NP who is an AP teacher and this is an absolutely fantastic response. I always try to tell students and parents this but they just can’t understand the nuances. Can you please come be the AP at my school?


+1

This comment is spot on. It needs to be included in every school’s student handbook!
Anonymous
Lots of good points here, and I would add the following:

-You can find global AP scores by Googling that phrase and “Trevor Packer” who compiles them year. These scores will show some interesting patterns, especially over a decade or more, and can be useful to compare with school scores.

-I have taught AP Lit for 17 years and have consistently achieved some of the top scores in my school, my state, and I guess also the country. I can tell you that scoring well on the exam has gotten much easier over the years. Partly this is because of positive changes like using a more practical rubric, partly it’s smaller, more subtle tweaks. It’s not ever openly acknowledged but it’s very obvious to a veteran teacher—students, even top students, do not have the reading and writing skills they once did. Yet they consistently score much higher than they once did. Again, you can see this trend in the global scores. As much as I would like to say this is a result of improved teaching, it’s pretty obvious it’s not. I see what my students write all year, I score them honestly, and I know what they would have gotten on the exam 10 years ago.

-AP Classroom is a limited tool. I can teach the skills much better than the videos can, and in a much more engaging way. That’s not arrogance, that’s just what any decent in-person teacher can do, because most kids do not learn well from videos and online, as we know from the pandemic. I am concerned that some newer teachers rely on it way too heavily. Some of the videos I have watched are just pretty bad, to be honest.

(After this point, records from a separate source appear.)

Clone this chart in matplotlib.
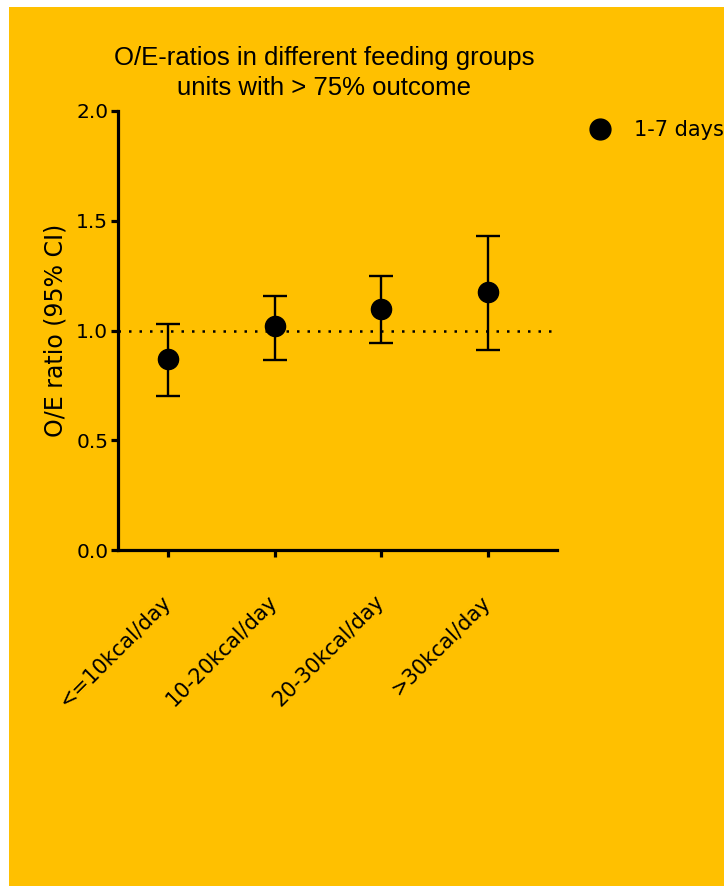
import numpy as np
import matplotlib
matplotlib.use("Agg")
import matplotlib.pyplot as plt
from matplotlib.patches import Rectangle
from matplotlib.lines import Line2D

# feeding groups and O/E ratios with 95% CI
groups = ["<=10kcal/day", "10-20kcal/day", "20-30kcal/day", ">30kcal/day"]
oe_ratio = [0.87, 1.02, 1.10, 1.175]
ci_low = [0.70, 0.865, 0.942, 0.911]
ci_high = [1.031, 1.157, 1.247, 1.431]
yticks = [0.0, 0.5, 1.0, 1.5, 2.0]

gold = "#FFC000"
fig = plt.figure(figsize=(7.24, 8.86), dpi=100, facecolor="white")
fig.patches.append(Rectangle((9 / 724, 0), 1, 1 - 7 / 886, transform=fig.transFigure,
                             facecolor=gold, edgecolor="none", zorder=-10))

ax = fig.add_axes([118 / 724, 1 - 550 / 886, (557 - 118) / 724, (550 - 111) / 886])
ax.set_facecolor("none")

x = np.arange(len(groups))
y = np.array(oe_ratio)
err = [y - np.array(ci_low), np.array(ci_high) - y]

ax.axhline(1.0, color="black", lw=1.8, ls=(0, (1, 3.2)), zorder=1)
ax.errorbar(x, y, yerr=err, fmt="o", color="black", ms=14.5, elinewidth=1.7,
            capsize=8.5, capthick=1.7, zorder=3, clip_on=False)

ax.set_ylim(0, 2.0)
ax.set_xlim(-0.47, 3.65)
ax.set_yticks(yticks)
ax.set_yticklabels([f"{v:.1f}" for v in yticks])
ax.set_xticks(x)
ax.set_xticklabels(groups, rotation=45, ha="right", va="center", rotation_mode="anchor")

for side in ["top", "right"]:
    ax.spines[side].set_visible(False)
for side in ["left", "bottom"]:
    ax.spines[side].set_linewidth(2.3)

ax.tick_params(axis="y", length=5, width=2.3, labelsize=14.5, pad=2)
ax.tick_params(axis="x", length=5, width=2.3, labelsize=15, pad=30)

ax.set_ylabel("O/E ratio (95% CI)", fontsize=17, labelpad=6)
ax.text(0.47, 1.026, "O/E-ratios in different feeding groups\nunits with > 75% outcome",
        transform=ax.transAxes, ha="center", va="bottom", fontsize=18.5,
        family="Liberation Sans", linespacing=1.3)

marker = Line2D([], [], marker="o", ls="none", color="black", ms=15)
ax.legend([marker], ["1-7 days"], loc="center left", bbox_to_anchor=(1.05, 0.956),
          frameon=False, fontsize=15, handletextpad=1.05, borderaxespad=0,
          handlelength=1.2)

fig.savefig("out.png", dpi=100, facecolor="white")
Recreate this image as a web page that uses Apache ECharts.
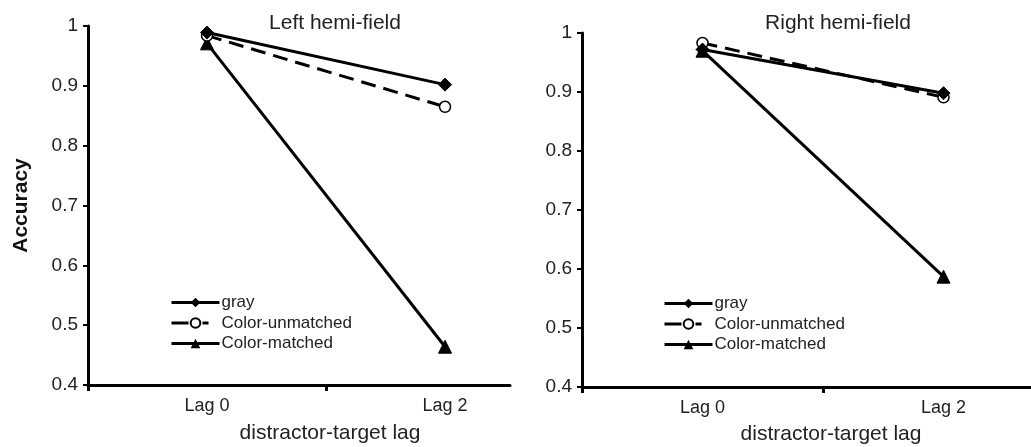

—The best resource for students and teachers alike are the old test questions and scored student samples available on AP Central.

—It really helps if the teacher is both a good classroom instructor AND has deep knowledge in their field. I have a Masters degree in English, and continuing credits in education, not the other way around. Not to be a jerk, but the education classes I took were not rigorous and would not have prepared me to teach AP. Years of high level literary reading and demanding literary analysis assignments in undergrad and grad were what did that…

Sorry to write so much, but I think some of this might be helpful for parents to know.

And as I always say, we won’t get consistently top quality educators until we demand more, respect them more and pay them more. It’s how every other field works and education is no exception
Anonymous
Anonymous wrote:These are college-level classes. You student should be studying at home, not being pushed over the finish line by the teacher.

Some teachers are good, and some are bad, but you won't see it in the test pass rate.